Be cautious with IP-based limits at high scale. Carrier NATs and mobile networks collapse many users into a single IP, creating false positives and hot keys that undermine your partitioning strategy.

Step 3: Choose algorithms that behave well under concurrency

Fixed windows are easy to understand and painful to operate. They create burstiness at window boundaries and encourage centralization to maintain correctness.

Leaky bucket style approaches smooth traffic naturally and tolerate concurrency better. They allow you to approximate rolling windows without background refill tasks or fragile timing assumptions.

The practical benefit is not theoretical accuracy. It is predictable behavior under load.

Step 4: Avoid synchronous remote checks on every request

If your gateway blocks on a network call to decide whether a request is allowed, you have turned rate limiting into a latency amplifier.

If you must call out to a shared service, protect yourself. Cache positive decisions briefly. Allow small, bounded overshoot. Design for partial failure. A few milliseconds saved per request compounds quickly at scale.

The goal is not zero overshoot. The goal is system stability.

Step 5: Decide your failure mode before production decides for you

You need a clear answer to what happens when the limiter is unavailable.

Fail open protects availability but risks abuse. Fail closed protects backend resources but can reject legitimate traffic. Many systems choose a hybrid approach, failing open for low risk endpoints and failing closed for expensive or sensitive ones.

What matters is that the behavior is intentional. Accidental failure modes are where outages are born.

A worked example you can reuse

Imagine an API gateway handling 50,000 requests per second. You add a centralized rate limiter check that costs around 1.5 milliseconds per request.

That limiter must now sustain 50,000 decisions per second, with tight latency requirements, and any hiccup shows up directly in your API p99. You have built a second API as expensive as the first.
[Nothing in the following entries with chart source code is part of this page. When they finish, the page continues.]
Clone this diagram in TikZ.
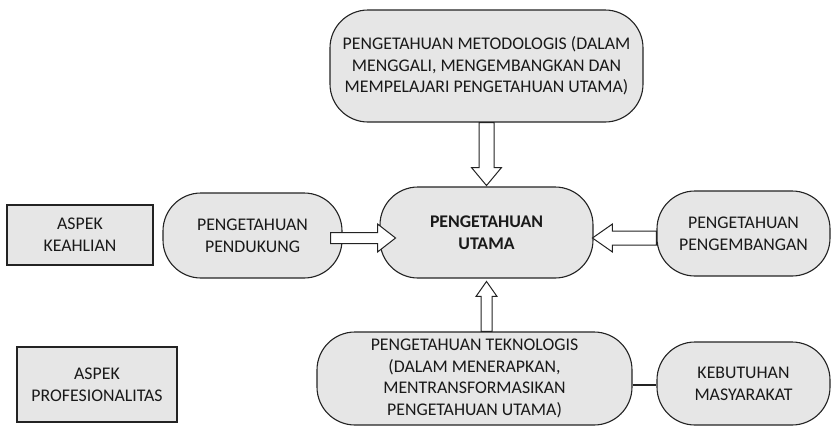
\documentclass[tikz,border=0pt]{standalone}
\usepackage{fontspec}
\setmainfont{Carlito}
\usetikzlibrary{calc}
\definecolor{boxfill}{RGB}{230,230,230}
\definecolor{ink}{RGB}{25,25,25}
\definecolor{edge}{RGB}{35,35,35}
\begin{document}
\begin{tikzpicture}[x=1pt,y=-1pt,
  base/.style={draw=edge, line width=1.1pt, fill=boxfill, text=ink, align=center, inner sep=0pt,
    font=\fontsize{17.8}{21.7}\selectfont},
  roundbox/.style={base, rounded corners=38pt},
  squarebox/.style={base},
  fatarrow/.style={draw=edge, line width=1pt, fill=white, line join=miter},
  link/.style={draw=edge, line width=1.1pt}]
\useasboundingbox (0,0) rectangle (831,426);

\node[roundbox, minimum width=313pt, minimum height=112pt] (top) at (486.5,66)
  {PENGETAHUAN METODOLOGIS (DALAM\\MENGGALI, MENGEMBANGKAN DAN\\MEMPELAJARI PENGETAHUAN UTAMA)};
\node[roundbox, minimum width=213pt, minimum height=91pt] (mid) at (486.5,232.5)
  {\bfseries PENGETAHUAN\\\bfseries UTAMA};
\node[roundbox, minimum width=179pt, minimum height=85pt] (sup) at (252.5,235.5)
  {PENGETAHUAN\\PENDUKUNG};
\node[roundbox, minimum width=173pt, minimum height=85pt] (dev) at (743.5,233.5)
  {PENGETAHUAN\\PENGEMBANGAN};
\node[roundbox, minimum width=315pt, minimum height=93pt] (tek) at (474.5,378.5)
  {PENGETAHUAN TEKNOLOGIS\\(DALAM MENERAPKAN,\\MENTRANSFORMASIKAN\\PENGETAHUAN UTAMA)};
\node[roundbox, minimum width=173pt, minimum height=83pt] (need) at (743.5,383.5)
  {KEBUTUHAN\\MASYARAKAT};
\node[squarebox, minimum width=146pt, minimum height=60pt] (ahli) at (80,235)
  {ASPEK\\KEAHLIAN};
\node[squarebox, minimum width=160pt, minimum height=75pt] (prof) at (97,384.5)
  {ASPEK\\PROFESIONALITAS};

% top -> mid
\draw[fatarrow] ($(top.south)+(-7.5,0)$) -- ++(0,45) -- ++(-7.5,0) -- ++(15,18)
  -- ++(15,-18) -- ++(-7.5,0) -- ++(0,-45) -- cycle;
% sup -> mid
\draw[fatarrow] ($(sup.east)+(-12,-3)$) -- ++(47,0) -- ++(0,-8.5) -- ++(18,14)
  -- ++(-18,14) -- ++(0,-8.5) -- ++(-47,0) -- cycle;
% dev -> mid
\draw[fatarrow] ($(dev.west)+(0,-2.5)$) -- ++(-44,0) -- ++(0,-7) -- ++(-20,14)
  -- ++(20,14) -- ++(0,-7) -- ++(44,0) -- cycle;
% tek -> mid
\draw[fatarrow] ($(tek.north)+(6.5,0)$) -- ++(0,-35) -- ++(-5,0) -- ++(10.5,-15)
  -- ++(10.5,15) -- ++(-5,0) -- ++(0,35) -- cycle;
% tek -- need
\draw[link] ($(tek.east)+(0,6.5)$) -- ($(need.west)+(0,1.5)$);
\end{tikzpicture}
\end{document}
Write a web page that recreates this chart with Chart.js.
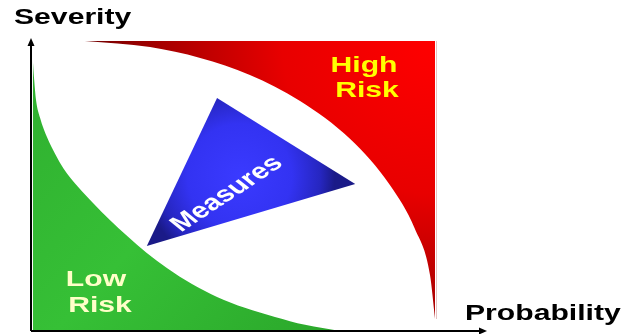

Now switch to a two tier model. Local enforcement handles 95 percent of requests instantly. Only the remaining 5 percent hit the shared backend.

Your global limiter now sees 2,500 requests per second instead of 50,000. That is a twentyfold reduction in coordination pressure, achieved without changing user visible behavior in the common case.

The hidden win is headroom. When abuse spikes or a hot customer key appears, your shared system has capacity to respond instead of collapsing.

Questions that come up after incidents

Can you use Redis for rate limiting? Yes, but shared state always comes with shared risk. Use atomic operations and designs that minimize coordination rather than amplify it.

Do you really need global limits? Often, no. Many “global” limits can be enforced per region or per tier with negligible user impact.

Where should enforcement live? Enforce at the edge of trust for consistency, and closer to the application when limits depend on business context or request semantics.

How do you know the limiter is the bottleneck? Watch limiter latency alongside API latency. When the limiter’s health predicts your API’s health, you have coupled them too tightly.

Honest Takeaway

Scaling rate limit enforcement is not about clever counters or perfect math. It is about refusing to centralize the hottest path in your system.

Keep most decisions local. Coordinate only when the cost justifies it. Accept bounded inaccuracy in exchange for availability and latency. When you do that, rate limit enforcement fades back into the background where it belongs, quietly protecting your system instead of threatening it.